**Dataset:**
- - - - -

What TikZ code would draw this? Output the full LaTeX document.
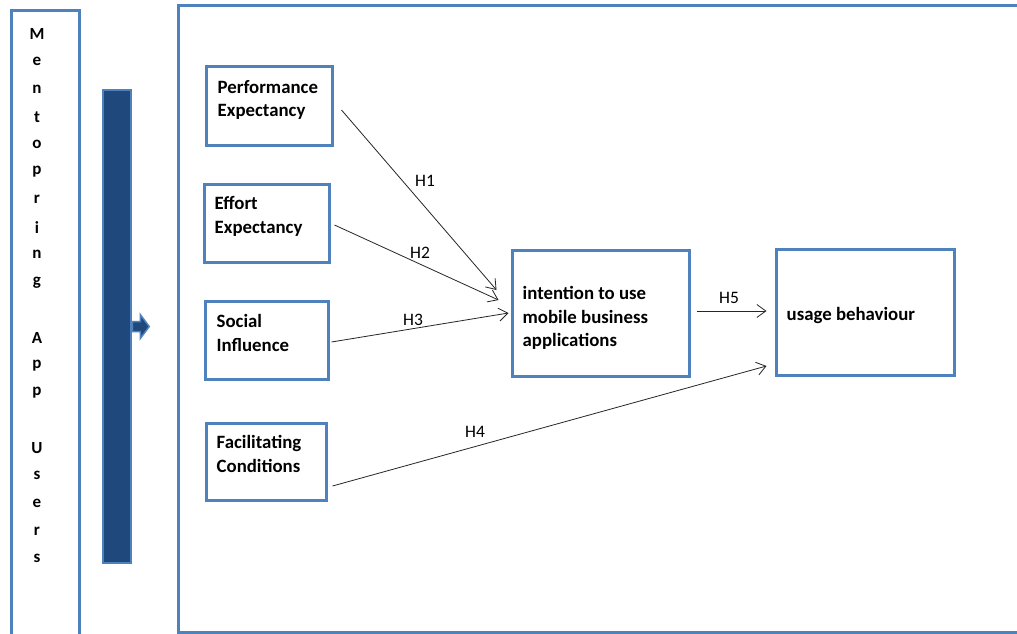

- - - - -

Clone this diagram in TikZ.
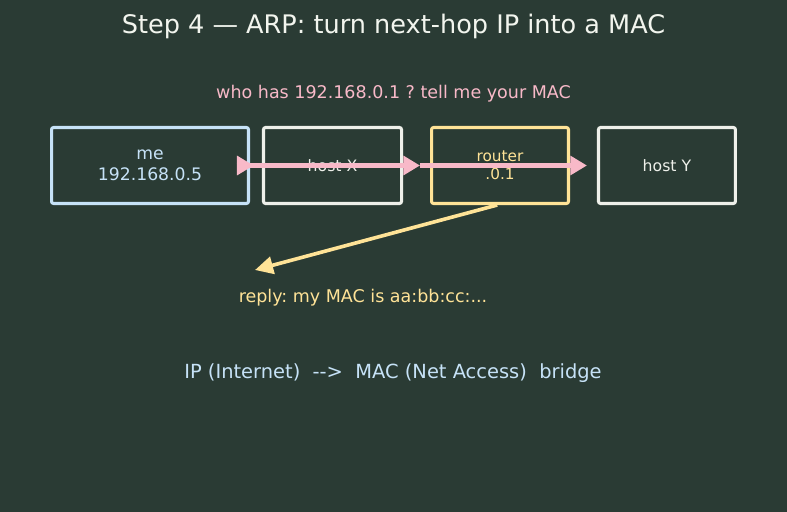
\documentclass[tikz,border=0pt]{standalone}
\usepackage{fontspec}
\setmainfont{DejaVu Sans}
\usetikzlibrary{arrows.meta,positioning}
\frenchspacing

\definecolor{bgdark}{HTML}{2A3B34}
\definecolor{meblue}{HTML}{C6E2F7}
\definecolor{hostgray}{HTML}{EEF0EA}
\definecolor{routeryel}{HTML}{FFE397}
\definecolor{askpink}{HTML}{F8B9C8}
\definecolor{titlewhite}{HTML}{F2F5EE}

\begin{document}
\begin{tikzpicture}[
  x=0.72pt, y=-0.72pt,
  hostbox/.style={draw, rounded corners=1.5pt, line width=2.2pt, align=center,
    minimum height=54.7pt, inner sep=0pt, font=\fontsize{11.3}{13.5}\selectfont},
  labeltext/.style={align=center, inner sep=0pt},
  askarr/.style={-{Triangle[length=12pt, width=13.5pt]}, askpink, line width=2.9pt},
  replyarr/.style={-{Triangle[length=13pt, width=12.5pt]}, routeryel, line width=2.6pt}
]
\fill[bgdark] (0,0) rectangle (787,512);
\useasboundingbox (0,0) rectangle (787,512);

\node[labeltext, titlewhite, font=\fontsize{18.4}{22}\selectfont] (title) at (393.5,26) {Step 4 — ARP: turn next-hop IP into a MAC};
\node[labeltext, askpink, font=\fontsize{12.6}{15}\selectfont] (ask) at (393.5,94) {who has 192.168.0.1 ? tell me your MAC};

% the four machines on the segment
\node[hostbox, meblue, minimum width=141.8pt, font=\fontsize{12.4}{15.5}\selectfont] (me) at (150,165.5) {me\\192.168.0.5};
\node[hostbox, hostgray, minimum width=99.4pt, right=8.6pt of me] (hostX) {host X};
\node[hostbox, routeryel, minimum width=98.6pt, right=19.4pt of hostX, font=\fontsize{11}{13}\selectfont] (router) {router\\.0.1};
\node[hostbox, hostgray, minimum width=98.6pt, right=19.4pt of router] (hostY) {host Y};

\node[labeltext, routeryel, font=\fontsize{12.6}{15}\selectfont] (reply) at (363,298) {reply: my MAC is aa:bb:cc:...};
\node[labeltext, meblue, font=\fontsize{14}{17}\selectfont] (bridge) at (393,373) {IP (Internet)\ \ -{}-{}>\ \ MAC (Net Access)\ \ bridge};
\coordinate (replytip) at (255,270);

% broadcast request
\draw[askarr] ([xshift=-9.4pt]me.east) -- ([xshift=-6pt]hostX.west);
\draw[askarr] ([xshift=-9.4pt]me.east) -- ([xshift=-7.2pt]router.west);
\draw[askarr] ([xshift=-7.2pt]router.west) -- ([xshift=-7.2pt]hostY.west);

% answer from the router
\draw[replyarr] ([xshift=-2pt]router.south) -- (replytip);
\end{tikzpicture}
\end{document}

- - - - -

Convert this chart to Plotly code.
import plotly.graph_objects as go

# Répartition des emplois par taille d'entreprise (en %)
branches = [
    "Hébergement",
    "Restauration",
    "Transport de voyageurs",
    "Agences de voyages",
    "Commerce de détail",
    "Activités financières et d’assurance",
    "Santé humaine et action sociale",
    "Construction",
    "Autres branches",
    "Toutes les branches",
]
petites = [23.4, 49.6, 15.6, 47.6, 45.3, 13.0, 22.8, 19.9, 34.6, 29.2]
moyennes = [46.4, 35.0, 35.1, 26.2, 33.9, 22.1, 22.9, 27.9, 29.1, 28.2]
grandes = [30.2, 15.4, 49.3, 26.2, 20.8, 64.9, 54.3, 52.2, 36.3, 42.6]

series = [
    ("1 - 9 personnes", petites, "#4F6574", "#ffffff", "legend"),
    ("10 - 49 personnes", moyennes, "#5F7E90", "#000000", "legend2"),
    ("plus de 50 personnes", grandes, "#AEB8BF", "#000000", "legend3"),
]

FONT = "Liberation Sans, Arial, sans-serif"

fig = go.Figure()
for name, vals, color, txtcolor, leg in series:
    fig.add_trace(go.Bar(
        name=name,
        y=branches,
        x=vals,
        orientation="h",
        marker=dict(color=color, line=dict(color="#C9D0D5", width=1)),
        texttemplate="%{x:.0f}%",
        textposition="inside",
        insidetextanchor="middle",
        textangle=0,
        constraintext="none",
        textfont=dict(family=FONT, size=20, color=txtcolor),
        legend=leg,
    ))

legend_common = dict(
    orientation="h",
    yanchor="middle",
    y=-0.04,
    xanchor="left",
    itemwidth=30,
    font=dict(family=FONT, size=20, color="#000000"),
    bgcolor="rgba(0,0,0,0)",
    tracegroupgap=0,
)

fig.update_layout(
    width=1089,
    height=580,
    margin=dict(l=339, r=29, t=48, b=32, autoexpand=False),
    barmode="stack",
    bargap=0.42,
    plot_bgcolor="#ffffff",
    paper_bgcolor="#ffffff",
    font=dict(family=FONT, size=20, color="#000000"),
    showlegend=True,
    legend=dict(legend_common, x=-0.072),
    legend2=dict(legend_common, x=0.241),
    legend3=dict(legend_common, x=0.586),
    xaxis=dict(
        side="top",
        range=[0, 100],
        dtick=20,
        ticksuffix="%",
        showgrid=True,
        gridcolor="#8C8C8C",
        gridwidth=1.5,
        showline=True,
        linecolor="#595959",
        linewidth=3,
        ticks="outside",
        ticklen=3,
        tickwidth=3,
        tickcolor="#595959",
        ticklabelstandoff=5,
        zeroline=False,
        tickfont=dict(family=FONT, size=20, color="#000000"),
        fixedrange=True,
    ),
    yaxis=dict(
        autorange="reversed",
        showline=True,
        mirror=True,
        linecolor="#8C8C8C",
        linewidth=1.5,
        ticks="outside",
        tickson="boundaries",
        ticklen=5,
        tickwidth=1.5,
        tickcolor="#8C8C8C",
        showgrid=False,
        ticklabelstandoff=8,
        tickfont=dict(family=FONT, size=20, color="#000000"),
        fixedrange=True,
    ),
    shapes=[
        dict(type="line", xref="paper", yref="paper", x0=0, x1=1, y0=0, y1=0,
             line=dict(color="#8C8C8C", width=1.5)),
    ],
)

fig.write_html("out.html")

- - - - -

**Your objective:** Select every line of the material above holding the word "draw" and copy it.

**Task result:**
What TikZ code would draw this? Output the full LaTeX document.
  hostbox/.style={draw, rounded corners=1.5pt, line width=2.2pt, align=center,
\draw[askarr] ([xshift=-9.4pt]me.east) -- ([xshift=-6pt]hostX.west);
\draw[askarr] ([xshift=-9.4pt]me.east) -- ([xshift=-7.2pt]router.west);
\draw[askarr] ([xshift=-7.2pt]router.west) -- ([xshift=-7.2pt]hostY.west);
\draw[replyarr] ([xshift=-2pt]router.south) -- (replytip);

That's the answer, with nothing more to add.